Я пишу об этом, так как это часть моей поэтической биографии, которая, как я уже сказал, не была богата какими-либо примечательными событиями, кроме одного, о котором скажу ниже. Я упорно работал из года в год над стихами. Изучал серьезно поэтов – как русских, так и зарубежных. В начале тридцатых годов меня увлекли «парнасцы», и среди них такие, как Леконт де Лиль, Теофиль Готье, X.М.Эредиа. Последнего я в течение трех-четырех лет переводил и перевел все сто его знаменитых сонетов. Меня уже тогда в те годы влекли поэты со строгим строем стиха, с точностью и гармонической мерой отношения к слову, поэты, которые любили форму и через высокую и глубоко проработанную форму выражали себя. Содержание и форма не были для меня чем-то отдельным. Вот почему из новых советских поэтов я наиболее тянулся к Багрицкому, а после – к Заболоцкому, мастерам точной и безукоризненно прекрасной в своем рисунке формы. Сюда же принадлежали, конечно, Ахматова и Блок. Они завораживали и подчиняли. Я через них, и отчасти через Лермонтова, Пушкина и Тютчева с Фетом, понял значение волшебной власти поэтического ритма. Для меня в прошлом и ныне любое стихотворение возникает прежде всего из ритма; о ритме много писал Блок, и мне это говорила не раз Ахматова, с которой я познакомился в конце 50-х годов и даже показал ей мои стихи (она сказала мне много хороших слов и подарила свою прекрасную книжку «Подорожник» с надписью: «Виктору Василенко с верой в его стихи. Анна Ахматова. 4 февраля 1963 года»). Ритм, мне кажется, определяет стихотворение. И дело не в размере (канонический ли это или верлибр), а в том внутреннем движении стиха, в том, что составляет кровь стиха. Она переливается по размерам, как по венам, и ее «наполнение», ее темп, ее состояние движения, энергии, замедленности, покоя или бурного всплеска и определяют состояние и качество поэзии. Когда поэт читает или его читают, главное, с чего начинается, с моей точки зрения, волшебство поэзии, захватывающей нас, – безусловно с ритма. Если ритм вялый, стихи не воспринимаются, и мы к ним остаемся равнодушными.

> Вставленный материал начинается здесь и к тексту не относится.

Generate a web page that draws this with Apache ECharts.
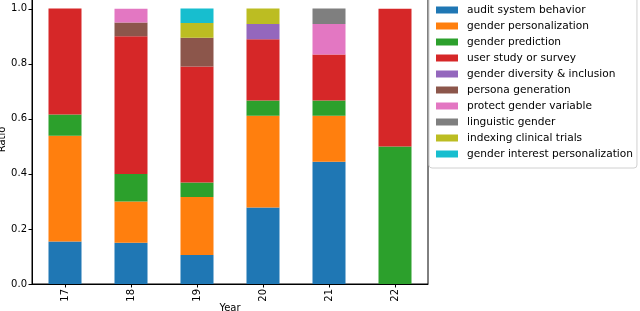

Я люблю читать поэтов вслух, во многих стихотворениях повторяя без конца одни и те же строки. Еще мальчиком, случайно прочитав в мамином томике А.А.Блока стихи «Незнакомка», я как очарованный, не понимая еще всей сути, всего смысла, твердил: «И каждый вечер в час назначенный, иль это только снится мне – девичий стан, шелками схваченный, в туманном движется окне... дыша духами и туманами...» Мне особенно нравились эти чудесные «ды, ду, ту, ма». Они были той музыкой, которую я жадно слушал. Вот тогда я, наверное, и понял впервые, понял еще смутно, но навсегда, что стал верным рыцарем строгой дамы, которую зовут музой, которая, как мне казалось, никогда не обращала на меня должного внимания. Но я стал писать стихи, писал их серьезно, писал, видя в этом главную задачу, но не думая, что могу, посмею к кому-нибудь обратиться, и вот почему я ни разу не переступил порога ни одной редакции. Я писал «для себя», много и упорно работал над стихами, учился у больших поэтов, часто подражал им. Так я прошел через владения Пушкина и Лермонтова, Тютчева и Фета, Блока и Ахматовой, Пастернака и Заболоцкого. Все эти мои стихи конца 20-х и 30-х годов погибли, сгорели в том пожаре, который неожиданно охватил в сороковых годах мою маленькую жизнь. Вот почему я поэт, если можно так сказать, без поэтической молодости. Здесь я хочу назвать имя моего самого ближайшего друга Вадима Викторовича Соколова, художника, немного поэта (сам он почти не писал), человека огромной поэтической культуры и знаний, безупречного вкуса. Ему я обязан многим в формировании моего скромного поэтического мира, и моим стихам он был всегда хорошим критиком и советчиком. Мир его памяти. У него и сохранилось около двух десятков стихотворений, и среди них моя большая вещь (я над нею работал более трех лет) «Лес около Гуниба». Я написал его в 1937 году, предлагал (это единственный случай такого предложения с моей стороны) «Новому миру» и был отвергнут. Больше я никуда не обращался. Эта моя вещь была опубликована неожиданно для меня в 1980 году Расулом Гамзатовым в сборнике «Литературный Дагестан». Поистине странны поэтические пути и судьбы. Все мои стихи, некоторая часть которых ныне издается, написаны мною в 50-е и последующие годы, вплоть до сегодняшнего, текущего.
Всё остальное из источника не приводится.